WHAT THIS TASK INVOLVES. Leaving out the pictures, retype all the material exactly.

COLLECTED MATERIAL.
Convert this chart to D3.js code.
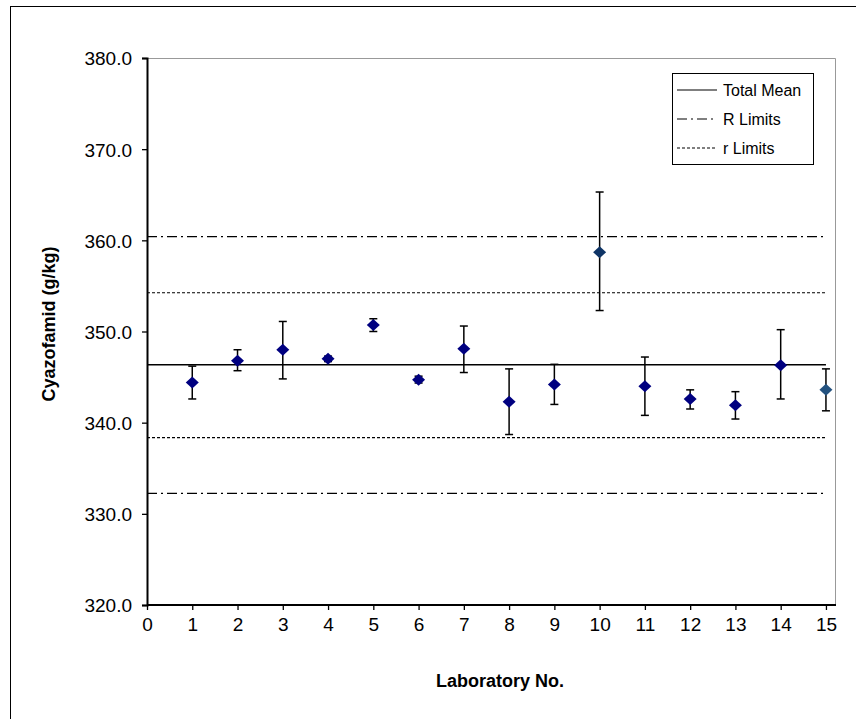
<!DOCTYPE html>
<html lang="en">
<head>
    <meta charset="UTF-8">
    <title>Cyazofamid - Laboratory results</title>
    <script src="https://d3js.org/d3.v7.min.js"></script>
    <style>
        body { margin: 0; background: #fff; font-family: "Liberation Sans", Arial, sans-serif; }
        .tick text { font-size: 19px; fill: #000; }
    </style>
</head>
<body>
<div id="chart"></div>
<script>
    // lab means and error bar ends
    const labs = [1, 2, 3, 4, 5, 6, 7, 8, 9, 10, 11, 12, 13, 14, 15];
    const means = [344.4, 346.8, 348.0, 347.0, 350.7, 344.7, 348.1, 342.3, 344.2, 358.7, 344.0, 342.6, 341.9, 346.3, 343.6];
    const highs = [346.2, 348.0, 351.1, 347.3, 351.4, 345.1, 350.6, 345.9, 346.4, 365.3, 347.2, 343.6, 343.4, 350.2, 345.9];
    const lows  = [342.6, 345.7, 344.8, 346.7, 350.0, 344.35, 345.5, 338.7, 342.0, 352.3, 340.8, 341.5, 340.4, 342.6, 341.3];

    const totalMean = 346.35;
    const bigRLimits = [332.25, 360.4];
    const smallRLimits = [338.35, 354.25];

    const xTicks = d3.range(0, 16);
    const yTicks = [320, 330, 340, 350, 360, 370, 380];

    const width = 856, height = 719;
    const plot = { left: 147, right: 835, top: 58, bottom: 605 };

    const svg = d3.select("#chart").append("svg")
        .attr("width", width)
        .attr("height", height);

    // outer chart frame
    svg.append("rect")
        .attr("x", 10.5).attr("y", 6.5)
        .attr("width", 900).attr("height", 800)
        .attr("fill", "none").attr("stroke", "#000");

    const x = d3.scaleLinear().domain([0, 15.2]).range([plot.left, plot.right]);
    const y = d3.scaleLinear().domain([320, 380]).range([plot.bottom, plot.top]);

    // gray top/right border of plot area
    svg.append("path")
        .attr("d", `M${plot.left},${plot.top + 0.5}H${plot.right + 0.5}V${plot.bottom}`)
        .attr("fill", "none").attr("stroke", "#999").attr("stroke-width", 1);

    // reference lines
    const refLines = [
        { v: totalMean, dash: null, w: 1.5 },
        { v: bigRLimits[0], dash: "10,4,2,4", w: 1.2 },
        { v: bigRLimits[1], dash: "10,4,2,4", w: 1.2 },
        { v: smallRLimits[0], dash: "3,2", w: 1.2 },
        { v: smallRLimits[1], dash: "3,2", w: 1.2 }
    ];
    svg.selectAll(".ref").data(refLines).enter().append("line")
        .attr("class", "ref")
        .attr("x1", x(0)).attr("x2", x(15))
        .attr("y1", d => y(d.v)).attr("y2", d => y(d.v))
        .attr("stroke", "#000")
        .attr("stroke-width", d => d.w)
        .attr("stroke-dasharray", d => d.dash);

    // axes
    const xAxis = svg.append("g")
        .attr("transform", `translate(0,${plot.bottom})`)
        .call(d3.axisBottom(x).tickValues(xTicks).tickFormat(d3.format("d")).tickSizeOuter(0).tickSize(5).tickPadding(8));
    const yAxis = svg.append("g")
        .attr("transform", `translate(${plot.left},0)`)
        .call(d3.axisLeft(y).tickValues(yTicks).tickFormat(d3.format(".1f")).tickSizeOuter(0).tickSize(5).tickPadding(10));
    [xAxis, yAxis].forEach(g => {
        g.select(".domain").attr("stroke", "#000").attr("stroke-width", 2);
        g.selectAll(".tick line").attr("stroke", "#000").attr("stroke-width", 1.3);
        g.selectAll(".tick text").attr("font-family", "Liberation Sans, Arial, sans-serif");
    });
    xAxis.select(".domain").attr("d", `M${plot.left},0H${plot.right + 1}`);
    yAxis.selectAll(".tick text").attr("dy", "0.36em");

    // error bars
    const rows = labs.map((l, i) => ({ lab: l, mean: means[i], hi: highs[i], lo: lows[i] }));
    const eb = svg.append("g").attr("stroke", "#000").attr("stroke-width", 1.5);
    eb.selectAll(".bar").data(rows).enter().append("line")
        .attr("x1", d => x(d.lab)).attr("x2", d => x(d.lab))
        .attr("y1", d => y(d.hi)).attr("y2", d => y(d.lo));
    ["hi", "lo"].forEach(k => {
        eb.selectAll(".cap-" + k).data(rows).enter().append("line")
            .attr("x1", d => x(d.lab) - 4).attr("x2", d => x(d.lab) + 4)
            .attr("y1", d => y(d[k])).attr("y2", d => y(d[k]));
    });

    // diamond markers
    const markerColor = d => d.lab === 10 ? "#0e3466" : d.lab === 15 ? "#24527f" : "#000080";
    svg.selectAll(".pt").data(rows).enter().append("path")
        .attr("class", "pt")
        .attr("transform", d => `translate(${x(d.lab)},${y(d.mean)})`)
        .attr("d", "M0,-6L6.5,0L0,6L-6.5,0Z")
        .attr("fill", markerColor);

    // axis titles
    svg.append("text")
        .attr("x", 500).attr("y", 687)
        .attr("text-anchor", "middle")
        .attr("font-size", 18).attr("font-weight", "bold")
        .text("Laboratory No.");
    svg.append("text")
        .attr("transform", "translate(55,324) rotate(-90)")
        .attr("text-anchor", "middle")
        .attr("font-size", 18).attr("font-weight", "bold")
        .text("Cyazofamid (g/kg)");

    // legend
    const legendItems = [
        { label: "Total Mean", dash: null },
        { label: "R Limits", dash: "10,4,2,4" },
        { label: "r Limits", dash: "3,2" }
    ];
    const lg = svg.append("g").attr("transform", "translate(672,73)");
    lg.append("rect")
        .attr("x", 0.5).attr("y", 0.5)
        .attr("width", 141).attr("height", 91)
        .attr("fill", "#fff").attr("stroke", "#000");
    const li = lg.selectAll(".li").data(legendItems).enter().append("g")
        .attr("transform", (d, i) => `translate(0,${17 + i * 29})`);
    li.append("line")
        .attr("x1", 5).attr("x2", 45)
        .attr("stroke", "#000").attr("stroke-width", 1.2)
        .attr("stroke-dasharray", d => d.dash);
    li.append("text")
        .attr("x", 51).attr("dy", "0.35em")
        .attr("font-size", 16)
        .text(d => d.label);
</script>
</body>
</html>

SOLUTION TO THIS EXERCISE.
Convert this chart to D3.js code.
<!DOCTYPE html>
<html lang="en">
<head>
    <meta charset="UTF-8">
    <title>Cyazofamid - Laboratory results</title>
    <script src="https://d3js.org/d3.v7.min.js"></script>
    <style>
        body { margin: 0; background: #fff; font-family: "Liberation Sans", Arial, sans-serif; }
        .tick text { font-size: 19px; fill: #000; }
    </style>
</head>
<body>
<div id="chart"></div>
<script>
    // lab means and error bar ends
    const labs = [1, 2, 3, 4, 5, 6, 7, 8, 9, 10, 11, 12, 13, 14, 15];
    const means = [344.4, 346.8, 348.0, 347.0, 350.7, 344.7, 348.1, 342.3, 344.2, 358.7, 344.0, 342.6, 341.9, 346.3, 343.6];
    const highs = [346.2, 348.0, 351.1, 347.3, 351.4, 345.1, 350.6, 345.9, 346.4, 365.3, 347.2, 343.6, 343.4, 350.2, 345.9];
    const lows  = [342.6, 345.7, 344.8, 346.7, 350.0, 344.35, 345.5, 338.7, 342.0, 352.3, 340.8, 341.5, 340.4, 342.6, 341.3];

    const totalMean = 346.35;
    const bigRLimits = [332.25, 360.4];
    const smallRLimits = [338.35, 354.25];

    const xTicks = d3.range(0, 16);
    const yTicks = [320, 330, 340, 350, 360, 370, 380];

    const width = 856, height = 719;
    const plot = { left: 147, right: 835, top: 58, bottom: 605 };

    const svg = d3.select("#chart").append("svg")
        .attr("width", width)
        .attr("height", height);

    // outer chart frame
    svg.append("rect")
        .attr("x", 10.5).attr("y", 6.5)
        .attr("width", 900).attr("height", 800)
        .attr("fill", "none").attr("stroke", "#000");

    const x = d3.scaleLinear().domain([0, 15.2]).range([plot.left, plot.right]);
    const y = d3.scaleLinear().domain([320, 380]).range([plot.bottom, plot.top]);

    // gray top/right border of plot area
    svg.append("path")
        .attr("d", `M${plot.left},${plot.top + 0.5}H${plot.right + 0.5}V${plot.bottom}`)
        .attr("fill", "none").attr("stroke", "#999").attr("stroke-width", 1);

    // reference lines
    const refLines = [
        { v: totalMean, dash: null, w: 1.5 },
        { v: bigRLimits[0], dash: "10,4,2,4", w: 1.2 },
        { v: bigRLimits[1], dash: "10,4,2,4", w: 1.2 },
        { v: smallRLimits[0], dash: "3,2", w: 1.2 },
        { v: smallRLimits[1], dash: "3,2", w: 1.2 }
    ];
    svg.selectAll(".ref").data(refLines).enter().append("line")
        .attr("class", "ref")
        .attr("x1", x(0)).attr("x2", x(15))
        .attr("y1", d => y(d.v)).attr("y2", d => y(d.v))
        .attr("stroke", "#000")
        .attr("stroke-width", d => d.w)
        .attr("stroke-dasharray", d => d.dash);

    // axes
    const xAxis = svg.append("g")
        .attr("transform", `translate(0,${plot.bottom})`)
        .call(d3.axisBottom(x).tickValues(xTicks).tickFormat(d3.format("d")).tickSizeOuter(0).tickSize(5).tickPadding(8));
    const yAxis = svg.append("g")
        .attr("transform", `translate(${plot.left},0)`)
        .call(d3.axisLeft(y).tickValues(yTicks).tickFormat(d3.format(".1f")).tickSizeOuter(0).tickSize(5).tickPadding(10));
    [xAxis, yAxis].forEach(g => {
        g.select(".domain").attr("stroke", "#000").attr("stroke-width", 2);
        g.selectAll(".tick line").attr("stroke", "#000").attr("stroke-width", 1.3);
        g.selectAll(".tick text").attr("font-family", "Liberation Sans, Arial, sans-serif");
    });
    xAxis.select(".domain").attr("d", `M${plot.left},0H${plot.right + 1}`);
    yAxis.selectAll(".tick text").attr("dy", "0.36em");

    // error bars
    const rows = labs.map((l, i) => ({ lab: l, mean: means[i], hi: highs[i], lo: lows[i] }));
    const eb = svg.append("g").attr("stroke", "#000").attr("stroke-width", 1.5);
    eb.selectAll(".bar").data(rows).enter().append("line")
        .attr("x1", d => x(d.lab)).attr("x2", d => x(d.lab))
        .attr("y1", d => y(d.hi)).attr("y2", d => y(d.lo));
    ["hi", "lo"].forEach(k => {
        eb.selectAll(".cap-" + k).data(rows).enter().append("line")
            .attr("x1", d => x(d.lab) - 4).attr("x2", d => x(d.lab) + 4)
            .attr("y1", d => y(d[k])).attr("y2", d => y(d[k]));
    });

    // diamond markers
    const markerColor = d => d.lab === 10 ? "#0e3466" : d.lab === 15 ? "#24527f" : "#000080";
    svg.selectAll(".pt").data(rows).enter().append("path")
        .attr("class", "pt")
        .attr("transform", d => `translate(${x(d.lab)},${y(d.mean)})`)
        .attr("d", "M0,-6L6.5,0L0,6L-6.5,0Z")
        .attr("fill", markerColor);

    // axis titles
    svg.append("text")
        .attr("x", 500).attr("y", 687)
        .attr("text-anchor", "middle")
        .attr("font-size", 18).attr("font-weight", "bold")
        .text("Laboratory No.");
    svg.append("text")
        .attr("transform", "translate(55,324) rotate(-90)")
        .attr("text-anchor", "middle")
        .attr("font-size", 18).attr("font-weight", "bold")
        .text("Cyazofamid (g/kg)");

    // legend
    const legendItems = [
        { label: "Total Mean", dash: null },
        { label: "R Limits", dash: "10,4,2,4" },
        { label: "r Limits", dash: "3,2" }
    ];
    const lg = svg.append("g").attr("transform", "translate(672,73)");
    lg.append("rect")
        .attr("x", 0.5).attr("y", 0.5)
        .attr("width", 141).attr("height", 91)
        .attr("fill", "#fff").attr("stroke", "#000");
    const li = lg.selectAll(".li").data(legendItems).enter().append("g")
        .attr("transform", (d, i) => `translate(0,${17 + i * 29})`);
    li.append("line")
        .attr("x1", 5).attr("x2", 45)
        .attr("stroke", "#000").attr("stroke-width", 1.2)
        .attr("stroke-dasharray", d => d.dash);
    li.append("text")
        .attr("x", 51).attr("dy", "0.35em")
        .attr("font-size", 16)
        .text(d => d.label);
</script>
</body>
</html>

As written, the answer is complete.